Dataset entries »
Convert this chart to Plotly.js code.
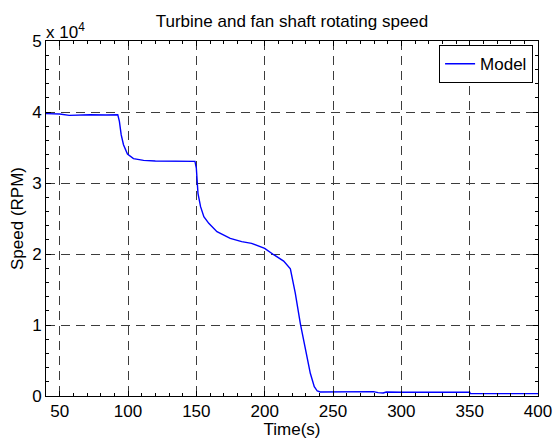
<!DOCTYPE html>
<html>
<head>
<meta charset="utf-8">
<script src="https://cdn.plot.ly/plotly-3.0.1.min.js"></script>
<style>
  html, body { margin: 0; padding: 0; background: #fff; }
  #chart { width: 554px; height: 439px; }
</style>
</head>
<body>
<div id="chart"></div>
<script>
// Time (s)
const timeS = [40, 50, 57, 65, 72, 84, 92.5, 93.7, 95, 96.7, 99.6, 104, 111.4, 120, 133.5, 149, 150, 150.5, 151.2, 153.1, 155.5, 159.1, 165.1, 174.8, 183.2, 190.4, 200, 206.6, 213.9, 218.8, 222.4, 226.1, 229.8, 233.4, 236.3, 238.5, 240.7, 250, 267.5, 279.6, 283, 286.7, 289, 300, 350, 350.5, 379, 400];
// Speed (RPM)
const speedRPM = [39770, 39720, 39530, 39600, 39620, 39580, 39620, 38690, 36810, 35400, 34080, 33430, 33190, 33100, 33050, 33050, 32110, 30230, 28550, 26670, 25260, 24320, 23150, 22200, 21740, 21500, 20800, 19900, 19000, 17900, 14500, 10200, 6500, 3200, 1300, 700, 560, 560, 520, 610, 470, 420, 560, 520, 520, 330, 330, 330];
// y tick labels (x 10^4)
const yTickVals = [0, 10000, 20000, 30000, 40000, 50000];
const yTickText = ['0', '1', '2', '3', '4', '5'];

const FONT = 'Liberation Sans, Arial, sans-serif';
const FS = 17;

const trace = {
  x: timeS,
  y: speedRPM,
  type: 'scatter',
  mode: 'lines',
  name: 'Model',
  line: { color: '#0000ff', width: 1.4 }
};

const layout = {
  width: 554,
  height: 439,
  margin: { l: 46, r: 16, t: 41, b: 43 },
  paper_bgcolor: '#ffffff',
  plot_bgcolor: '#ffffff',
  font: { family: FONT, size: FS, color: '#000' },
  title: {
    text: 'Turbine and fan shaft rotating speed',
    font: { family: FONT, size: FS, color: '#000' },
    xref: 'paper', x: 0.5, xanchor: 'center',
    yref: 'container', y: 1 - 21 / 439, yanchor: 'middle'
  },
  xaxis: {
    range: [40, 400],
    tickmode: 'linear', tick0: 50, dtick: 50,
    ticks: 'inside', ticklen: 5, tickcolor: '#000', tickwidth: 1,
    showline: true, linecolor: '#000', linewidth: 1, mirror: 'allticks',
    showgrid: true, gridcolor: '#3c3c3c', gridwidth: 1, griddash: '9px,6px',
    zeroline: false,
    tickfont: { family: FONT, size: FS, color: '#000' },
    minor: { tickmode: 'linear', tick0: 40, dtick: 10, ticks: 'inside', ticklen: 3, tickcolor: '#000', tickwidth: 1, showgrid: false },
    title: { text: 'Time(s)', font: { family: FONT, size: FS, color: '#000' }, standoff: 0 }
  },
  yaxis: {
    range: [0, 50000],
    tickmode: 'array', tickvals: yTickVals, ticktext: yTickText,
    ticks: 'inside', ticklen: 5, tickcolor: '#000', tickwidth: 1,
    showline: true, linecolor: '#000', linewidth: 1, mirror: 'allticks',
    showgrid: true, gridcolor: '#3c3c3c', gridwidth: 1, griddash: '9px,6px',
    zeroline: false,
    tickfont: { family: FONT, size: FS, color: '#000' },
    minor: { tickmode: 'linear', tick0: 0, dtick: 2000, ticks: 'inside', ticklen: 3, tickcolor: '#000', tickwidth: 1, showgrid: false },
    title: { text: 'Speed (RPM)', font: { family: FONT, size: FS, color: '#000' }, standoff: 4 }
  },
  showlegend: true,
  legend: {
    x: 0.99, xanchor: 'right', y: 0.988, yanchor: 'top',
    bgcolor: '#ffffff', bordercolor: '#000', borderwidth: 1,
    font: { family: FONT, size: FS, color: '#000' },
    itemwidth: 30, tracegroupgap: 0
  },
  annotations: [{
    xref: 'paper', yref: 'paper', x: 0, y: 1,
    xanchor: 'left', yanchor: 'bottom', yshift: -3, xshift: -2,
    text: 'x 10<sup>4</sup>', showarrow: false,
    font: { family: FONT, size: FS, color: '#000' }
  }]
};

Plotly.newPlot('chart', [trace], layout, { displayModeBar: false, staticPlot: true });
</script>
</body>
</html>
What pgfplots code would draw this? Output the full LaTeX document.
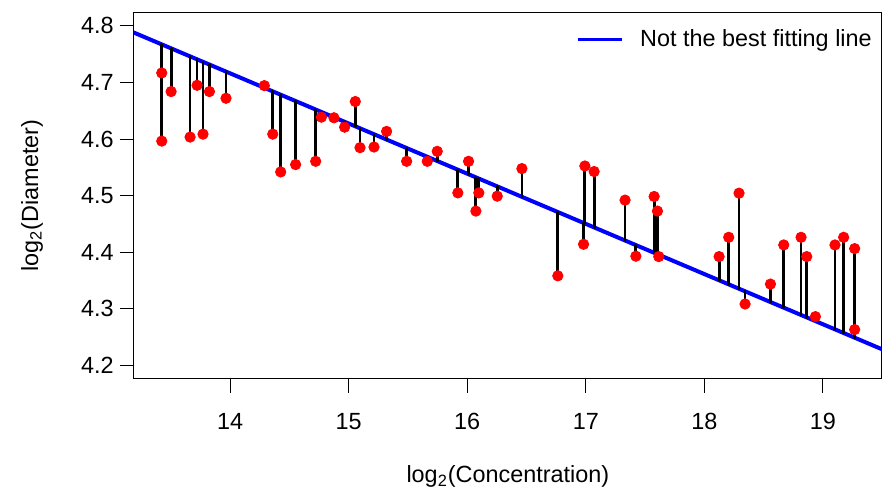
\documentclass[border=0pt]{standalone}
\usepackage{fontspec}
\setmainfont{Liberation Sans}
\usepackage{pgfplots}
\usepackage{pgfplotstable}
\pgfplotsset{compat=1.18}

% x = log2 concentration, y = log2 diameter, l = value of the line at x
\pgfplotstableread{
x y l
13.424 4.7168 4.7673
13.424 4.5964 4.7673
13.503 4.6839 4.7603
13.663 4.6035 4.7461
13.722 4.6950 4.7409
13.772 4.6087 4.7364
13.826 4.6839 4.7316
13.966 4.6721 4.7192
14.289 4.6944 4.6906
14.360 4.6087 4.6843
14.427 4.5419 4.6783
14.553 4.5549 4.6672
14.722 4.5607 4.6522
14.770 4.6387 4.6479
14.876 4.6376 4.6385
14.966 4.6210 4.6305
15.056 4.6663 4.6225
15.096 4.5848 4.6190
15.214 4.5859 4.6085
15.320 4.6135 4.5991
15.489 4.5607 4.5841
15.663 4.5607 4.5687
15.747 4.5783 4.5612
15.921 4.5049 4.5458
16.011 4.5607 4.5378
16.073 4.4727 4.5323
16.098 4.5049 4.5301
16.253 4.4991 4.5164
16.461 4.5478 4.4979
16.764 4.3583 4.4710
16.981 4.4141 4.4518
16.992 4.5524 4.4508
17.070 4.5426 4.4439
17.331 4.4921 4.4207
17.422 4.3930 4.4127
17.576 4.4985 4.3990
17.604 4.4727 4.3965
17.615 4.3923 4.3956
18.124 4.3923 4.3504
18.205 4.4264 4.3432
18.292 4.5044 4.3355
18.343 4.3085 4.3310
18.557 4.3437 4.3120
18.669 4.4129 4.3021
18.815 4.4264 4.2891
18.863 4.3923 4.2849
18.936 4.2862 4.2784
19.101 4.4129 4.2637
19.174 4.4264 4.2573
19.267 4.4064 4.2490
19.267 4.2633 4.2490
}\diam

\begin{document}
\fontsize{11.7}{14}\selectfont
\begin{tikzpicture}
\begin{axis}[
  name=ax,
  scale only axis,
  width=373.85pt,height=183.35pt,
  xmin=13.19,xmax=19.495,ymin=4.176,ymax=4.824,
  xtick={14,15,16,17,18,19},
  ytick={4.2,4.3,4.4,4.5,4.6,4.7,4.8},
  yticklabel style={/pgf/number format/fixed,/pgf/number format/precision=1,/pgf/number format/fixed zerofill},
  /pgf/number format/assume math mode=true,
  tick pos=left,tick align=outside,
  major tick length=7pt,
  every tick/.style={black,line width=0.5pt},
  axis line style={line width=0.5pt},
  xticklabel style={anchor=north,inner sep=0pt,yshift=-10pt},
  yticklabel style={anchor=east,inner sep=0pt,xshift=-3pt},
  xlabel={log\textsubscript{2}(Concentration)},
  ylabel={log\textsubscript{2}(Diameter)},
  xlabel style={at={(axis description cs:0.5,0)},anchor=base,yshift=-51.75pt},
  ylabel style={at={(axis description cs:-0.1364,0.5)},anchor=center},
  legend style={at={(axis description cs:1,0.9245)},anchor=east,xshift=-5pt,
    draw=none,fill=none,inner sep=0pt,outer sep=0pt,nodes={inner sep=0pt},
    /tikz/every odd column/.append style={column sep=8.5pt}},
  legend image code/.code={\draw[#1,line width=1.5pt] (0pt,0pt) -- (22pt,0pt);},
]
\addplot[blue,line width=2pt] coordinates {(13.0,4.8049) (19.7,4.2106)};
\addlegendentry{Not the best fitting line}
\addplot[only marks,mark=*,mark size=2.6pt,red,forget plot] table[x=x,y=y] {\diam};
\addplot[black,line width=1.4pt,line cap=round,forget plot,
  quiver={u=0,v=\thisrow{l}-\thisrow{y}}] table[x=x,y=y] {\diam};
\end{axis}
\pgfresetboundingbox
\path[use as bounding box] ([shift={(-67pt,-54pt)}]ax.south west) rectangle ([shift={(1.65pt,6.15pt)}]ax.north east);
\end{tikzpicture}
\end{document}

To do »
Look through the data above. Copy every line with the string "draw" in it.

The reply »
What pgfplots code would draw this? Output the full LaTeX document.
    draw=none,fill=none,inner sep=0pt,outer sep=0pt,nodes={inner sep=0pt},
  legend image code/.code={\draw[#1,line width=1.5pt] (0pt,0pt) -- (22pt,0pt);},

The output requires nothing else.